I'm CerysCrow, and my husband and I have been hauting our home since 2004, the Halloween after we were married. It's our favorite holiday, bar none.

Our haunt is not quite the same as everyone's haunts here, but we are totally into it and all things Halloween none-the-less. (In addition, I am a extremely interested in anything paranormal.)

I have been quite impressed with all the ideas I've seen here thus far, and am looking forward to all that you guys come up with in the future!

It's a great board - I am so glad that I found it.


----------



## Lilly (Jun 13, 2006)

Welcome Cery..and to everyone else i missed.


----------



## DeadSpider (Feb 3, 2006)

Welcome CerysCrow!!


----------



## slimy (Jul 12, 2006)

Nice of you to make your introductory post your 32nd post. A lot of people wait til at least their 40th.


hee hee hee

Welcome to the forum.


----------



## Frighteners Entertainment (Jan 24, 2006)

Glad to have you here!


----------



## Ms. Wicked (Nov 14, 2006)

Welcome!


----------



## Ghostess (Aug 21, 2005)

Welcome to the party!!


----------



## pyro (Oct 7, 2006)

Hell O & Welcome


----------



## ScareFX (Aug 18, 2004)

Welcome CerysCrow.


----------



## slightlymad (May 25, 2006)

Howldy no matter its all about ideas and inspiration


----------



## scareme (Aug 29, 2006)

Hi and welcome! Glad to have you here.


----------



## dave the dead (Jan 31, 2007)

Very cool house....neat setting to haunt! I really liked the pix of your tombstones...were they foam? BTW....I totally respect having a haunt that is "different from everyone else". Keep those ideas original! Welcome....glad your here!


----------



## Vlad (Aug 2, 2005)

Welcome CC. Love the lighting on your house.


----------



## CerysCrow (Jan 22, 2007)

Thanks, for the welcome, everyone.

dave the dead: thanks for your comments. The tombstones are actually plywood. (This year we plan to use pine, instead.) I draw out the pattern on the board and then my husband cuts them out and sands them down. Next, I paint them, using regular latex exterior house paint.

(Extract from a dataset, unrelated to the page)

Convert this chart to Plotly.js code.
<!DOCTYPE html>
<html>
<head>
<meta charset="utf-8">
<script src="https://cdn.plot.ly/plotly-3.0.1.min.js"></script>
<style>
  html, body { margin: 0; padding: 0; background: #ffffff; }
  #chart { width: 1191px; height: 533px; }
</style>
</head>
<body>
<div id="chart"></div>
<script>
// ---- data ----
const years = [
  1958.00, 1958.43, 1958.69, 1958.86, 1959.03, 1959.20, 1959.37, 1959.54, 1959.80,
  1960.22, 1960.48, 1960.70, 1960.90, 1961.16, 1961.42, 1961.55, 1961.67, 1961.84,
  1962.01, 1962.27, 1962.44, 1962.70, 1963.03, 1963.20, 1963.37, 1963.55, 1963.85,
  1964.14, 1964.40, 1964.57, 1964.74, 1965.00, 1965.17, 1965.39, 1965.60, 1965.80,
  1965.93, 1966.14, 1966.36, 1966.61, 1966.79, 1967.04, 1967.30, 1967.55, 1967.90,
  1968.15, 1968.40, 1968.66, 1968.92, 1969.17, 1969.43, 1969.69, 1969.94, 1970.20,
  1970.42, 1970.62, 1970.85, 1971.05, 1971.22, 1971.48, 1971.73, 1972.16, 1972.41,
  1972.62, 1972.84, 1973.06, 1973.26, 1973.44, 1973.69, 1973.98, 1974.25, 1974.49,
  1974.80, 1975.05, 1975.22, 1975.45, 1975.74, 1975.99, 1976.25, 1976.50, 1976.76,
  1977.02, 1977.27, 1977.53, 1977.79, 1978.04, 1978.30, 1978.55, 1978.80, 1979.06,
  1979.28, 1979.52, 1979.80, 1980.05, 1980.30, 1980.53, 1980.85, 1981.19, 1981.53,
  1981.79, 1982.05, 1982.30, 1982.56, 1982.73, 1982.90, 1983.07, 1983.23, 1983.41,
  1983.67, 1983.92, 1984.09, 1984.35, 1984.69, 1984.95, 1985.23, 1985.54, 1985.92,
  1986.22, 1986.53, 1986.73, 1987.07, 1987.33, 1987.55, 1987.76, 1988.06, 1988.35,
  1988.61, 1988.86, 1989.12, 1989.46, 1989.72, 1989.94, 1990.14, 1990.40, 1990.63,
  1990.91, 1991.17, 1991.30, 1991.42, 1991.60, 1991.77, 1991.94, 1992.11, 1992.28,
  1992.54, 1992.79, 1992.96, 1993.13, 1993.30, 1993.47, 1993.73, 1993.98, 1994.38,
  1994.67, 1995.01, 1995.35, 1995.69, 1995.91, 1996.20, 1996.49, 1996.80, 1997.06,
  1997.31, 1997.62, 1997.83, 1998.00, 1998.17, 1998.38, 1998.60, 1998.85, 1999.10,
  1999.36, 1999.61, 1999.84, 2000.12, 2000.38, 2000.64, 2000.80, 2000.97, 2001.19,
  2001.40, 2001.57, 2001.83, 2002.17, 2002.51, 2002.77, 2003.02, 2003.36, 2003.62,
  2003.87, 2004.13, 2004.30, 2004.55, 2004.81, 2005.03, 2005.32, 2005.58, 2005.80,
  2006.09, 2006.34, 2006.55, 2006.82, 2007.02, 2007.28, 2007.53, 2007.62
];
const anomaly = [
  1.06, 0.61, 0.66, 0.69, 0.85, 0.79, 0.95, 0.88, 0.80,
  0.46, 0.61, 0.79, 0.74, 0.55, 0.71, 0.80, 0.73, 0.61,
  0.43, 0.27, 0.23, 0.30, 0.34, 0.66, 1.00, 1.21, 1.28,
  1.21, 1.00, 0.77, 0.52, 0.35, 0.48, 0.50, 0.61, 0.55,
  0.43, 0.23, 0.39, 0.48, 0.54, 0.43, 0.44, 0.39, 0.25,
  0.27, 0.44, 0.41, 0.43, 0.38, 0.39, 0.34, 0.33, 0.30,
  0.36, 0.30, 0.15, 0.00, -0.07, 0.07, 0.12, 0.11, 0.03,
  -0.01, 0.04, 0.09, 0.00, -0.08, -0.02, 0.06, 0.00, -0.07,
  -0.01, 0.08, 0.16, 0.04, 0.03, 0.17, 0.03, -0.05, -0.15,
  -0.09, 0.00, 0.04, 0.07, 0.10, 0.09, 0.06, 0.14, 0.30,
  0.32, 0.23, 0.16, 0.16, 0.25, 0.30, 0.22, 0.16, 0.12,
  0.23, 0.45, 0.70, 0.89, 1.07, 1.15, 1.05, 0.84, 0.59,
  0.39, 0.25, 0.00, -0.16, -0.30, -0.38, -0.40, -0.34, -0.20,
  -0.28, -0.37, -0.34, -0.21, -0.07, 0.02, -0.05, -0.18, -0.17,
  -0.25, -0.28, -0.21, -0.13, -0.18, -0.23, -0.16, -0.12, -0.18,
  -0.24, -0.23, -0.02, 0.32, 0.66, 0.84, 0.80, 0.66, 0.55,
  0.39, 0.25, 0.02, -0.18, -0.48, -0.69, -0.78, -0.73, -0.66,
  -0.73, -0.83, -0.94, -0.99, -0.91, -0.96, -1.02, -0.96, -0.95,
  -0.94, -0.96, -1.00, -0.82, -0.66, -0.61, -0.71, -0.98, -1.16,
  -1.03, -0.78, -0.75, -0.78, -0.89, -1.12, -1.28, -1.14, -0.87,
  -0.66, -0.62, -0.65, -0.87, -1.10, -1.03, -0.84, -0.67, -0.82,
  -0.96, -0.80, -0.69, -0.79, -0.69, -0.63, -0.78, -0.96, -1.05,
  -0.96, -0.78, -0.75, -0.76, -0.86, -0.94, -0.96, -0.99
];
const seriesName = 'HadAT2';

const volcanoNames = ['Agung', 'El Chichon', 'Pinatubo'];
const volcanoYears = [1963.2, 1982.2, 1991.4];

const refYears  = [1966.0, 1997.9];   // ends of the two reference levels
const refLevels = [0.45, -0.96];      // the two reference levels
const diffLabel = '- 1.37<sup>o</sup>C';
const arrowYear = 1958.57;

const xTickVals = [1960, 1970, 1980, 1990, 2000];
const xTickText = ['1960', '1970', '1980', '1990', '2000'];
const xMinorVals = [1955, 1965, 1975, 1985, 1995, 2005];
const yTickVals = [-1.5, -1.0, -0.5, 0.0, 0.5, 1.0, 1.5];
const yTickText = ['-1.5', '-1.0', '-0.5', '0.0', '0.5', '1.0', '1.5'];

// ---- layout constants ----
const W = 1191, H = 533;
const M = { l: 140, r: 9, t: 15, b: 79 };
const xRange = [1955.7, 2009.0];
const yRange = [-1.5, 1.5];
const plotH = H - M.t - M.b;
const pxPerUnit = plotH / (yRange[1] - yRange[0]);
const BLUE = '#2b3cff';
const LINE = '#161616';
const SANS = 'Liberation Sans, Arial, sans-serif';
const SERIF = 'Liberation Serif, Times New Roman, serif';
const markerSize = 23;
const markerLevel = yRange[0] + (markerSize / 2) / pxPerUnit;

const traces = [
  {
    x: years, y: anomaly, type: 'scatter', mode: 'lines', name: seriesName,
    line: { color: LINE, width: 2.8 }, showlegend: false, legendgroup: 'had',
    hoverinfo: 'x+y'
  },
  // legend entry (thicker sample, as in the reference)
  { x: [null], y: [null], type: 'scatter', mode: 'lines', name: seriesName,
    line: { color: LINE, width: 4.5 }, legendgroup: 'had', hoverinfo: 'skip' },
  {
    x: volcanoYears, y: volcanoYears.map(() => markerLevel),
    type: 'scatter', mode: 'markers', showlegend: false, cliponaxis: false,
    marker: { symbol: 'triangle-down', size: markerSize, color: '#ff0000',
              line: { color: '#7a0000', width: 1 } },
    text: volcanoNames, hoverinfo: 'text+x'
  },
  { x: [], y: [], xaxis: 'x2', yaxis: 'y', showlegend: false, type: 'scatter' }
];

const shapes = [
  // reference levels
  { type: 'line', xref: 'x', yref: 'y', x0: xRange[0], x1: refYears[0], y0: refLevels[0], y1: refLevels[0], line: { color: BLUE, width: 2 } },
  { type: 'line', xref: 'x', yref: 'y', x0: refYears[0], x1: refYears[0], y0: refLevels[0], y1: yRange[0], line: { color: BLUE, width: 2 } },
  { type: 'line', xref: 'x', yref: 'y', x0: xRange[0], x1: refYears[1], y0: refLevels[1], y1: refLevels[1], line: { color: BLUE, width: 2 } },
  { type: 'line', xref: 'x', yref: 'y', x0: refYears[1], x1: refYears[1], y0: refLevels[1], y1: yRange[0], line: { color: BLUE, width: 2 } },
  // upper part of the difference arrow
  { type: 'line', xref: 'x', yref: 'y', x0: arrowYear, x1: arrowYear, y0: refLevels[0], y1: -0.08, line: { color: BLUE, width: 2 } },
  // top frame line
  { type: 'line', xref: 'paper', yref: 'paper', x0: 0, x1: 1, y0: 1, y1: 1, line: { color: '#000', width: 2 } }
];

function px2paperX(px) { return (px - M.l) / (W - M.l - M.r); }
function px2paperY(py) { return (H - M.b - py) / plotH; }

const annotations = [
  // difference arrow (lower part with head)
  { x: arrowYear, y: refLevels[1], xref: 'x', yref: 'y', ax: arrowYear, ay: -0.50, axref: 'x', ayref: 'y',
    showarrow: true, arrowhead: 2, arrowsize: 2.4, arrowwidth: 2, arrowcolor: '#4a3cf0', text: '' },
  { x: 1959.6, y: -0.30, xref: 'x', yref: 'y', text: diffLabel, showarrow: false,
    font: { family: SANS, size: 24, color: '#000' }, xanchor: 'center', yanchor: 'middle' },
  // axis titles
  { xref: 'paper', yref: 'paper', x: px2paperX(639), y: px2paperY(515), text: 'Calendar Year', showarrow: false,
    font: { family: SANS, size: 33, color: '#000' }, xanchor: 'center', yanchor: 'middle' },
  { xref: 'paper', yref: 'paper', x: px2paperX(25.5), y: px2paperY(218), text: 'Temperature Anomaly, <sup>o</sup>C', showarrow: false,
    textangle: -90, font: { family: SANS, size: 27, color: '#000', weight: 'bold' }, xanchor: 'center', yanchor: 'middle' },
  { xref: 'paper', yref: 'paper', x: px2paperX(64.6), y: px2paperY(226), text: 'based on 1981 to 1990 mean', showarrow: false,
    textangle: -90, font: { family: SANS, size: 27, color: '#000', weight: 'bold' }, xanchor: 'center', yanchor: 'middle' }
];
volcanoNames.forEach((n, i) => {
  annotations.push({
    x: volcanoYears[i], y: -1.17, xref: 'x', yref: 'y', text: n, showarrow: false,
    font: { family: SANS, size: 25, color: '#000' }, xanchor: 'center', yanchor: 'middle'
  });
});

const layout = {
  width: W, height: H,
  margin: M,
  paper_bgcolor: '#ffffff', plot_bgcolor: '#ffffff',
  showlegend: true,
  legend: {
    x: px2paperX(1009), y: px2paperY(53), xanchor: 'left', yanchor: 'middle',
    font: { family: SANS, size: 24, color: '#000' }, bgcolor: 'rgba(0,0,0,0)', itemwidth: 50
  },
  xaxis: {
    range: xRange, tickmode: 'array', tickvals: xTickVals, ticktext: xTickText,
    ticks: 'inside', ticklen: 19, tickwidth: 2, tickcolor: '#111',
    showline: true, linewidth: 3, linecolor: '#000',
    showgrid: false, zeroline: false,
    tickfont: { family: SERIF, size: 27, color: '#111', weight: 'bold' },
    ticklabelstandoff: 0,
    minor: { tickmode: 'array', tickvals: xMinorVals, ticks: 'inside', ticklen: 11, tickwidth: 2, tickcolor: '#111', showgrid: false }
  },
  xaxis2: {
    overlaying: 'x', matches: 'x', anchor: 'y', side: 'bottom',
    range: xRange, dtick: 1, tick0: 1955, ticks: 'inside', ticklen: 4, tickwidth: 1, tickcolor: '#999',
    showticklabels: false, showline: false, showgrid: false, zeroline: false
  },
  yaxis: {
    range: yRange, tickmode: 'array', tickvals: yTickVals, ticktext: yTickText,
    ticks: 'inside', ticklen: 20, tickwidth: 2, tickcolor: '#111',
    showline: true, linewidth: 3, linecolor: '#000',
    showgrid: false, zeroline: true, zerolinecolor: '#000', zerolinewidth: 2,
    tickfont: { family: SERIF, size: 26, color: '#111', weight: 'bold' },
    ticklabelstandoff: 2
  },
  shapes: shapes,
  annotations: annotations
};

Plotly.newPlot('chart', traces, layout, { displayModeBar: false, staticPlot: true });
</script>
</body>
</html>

I paint all edges to make sure the wood is sealed. Lastly, we put a few coats of spar urethane to give the tombstone a waterproof seal. This year we plan on making many more, adding in several new styles and sizes. I also might experiment with adding some relief to a few of them.

Vlad: Thanks! It's really hard to photograph the lighting, so I really appreciate your comments. We plan on adding more spotlights this year, additional lightning in the rear of the yard, as well as adding in some green lighting around the front door.

Again, thanks to all for the welcome.


----------



## BooGirl666 (Jul 29, 2006)

I agree with the rest of em... great lookin house very original... i love it..  welcome!


----------



## Celtic (Feb 9, 2007)

Welcome CerysCrow!!


----------



## Peanut5150 (Aug 29, 2005)

Welcome!!!


----------



## Fangs (Jun 6, 2006)

Greetings and Velcome! Hope ya like your new home! There's lots of vonderful ghouls and boils here that are willing to help ya if ya just scream! :>


----------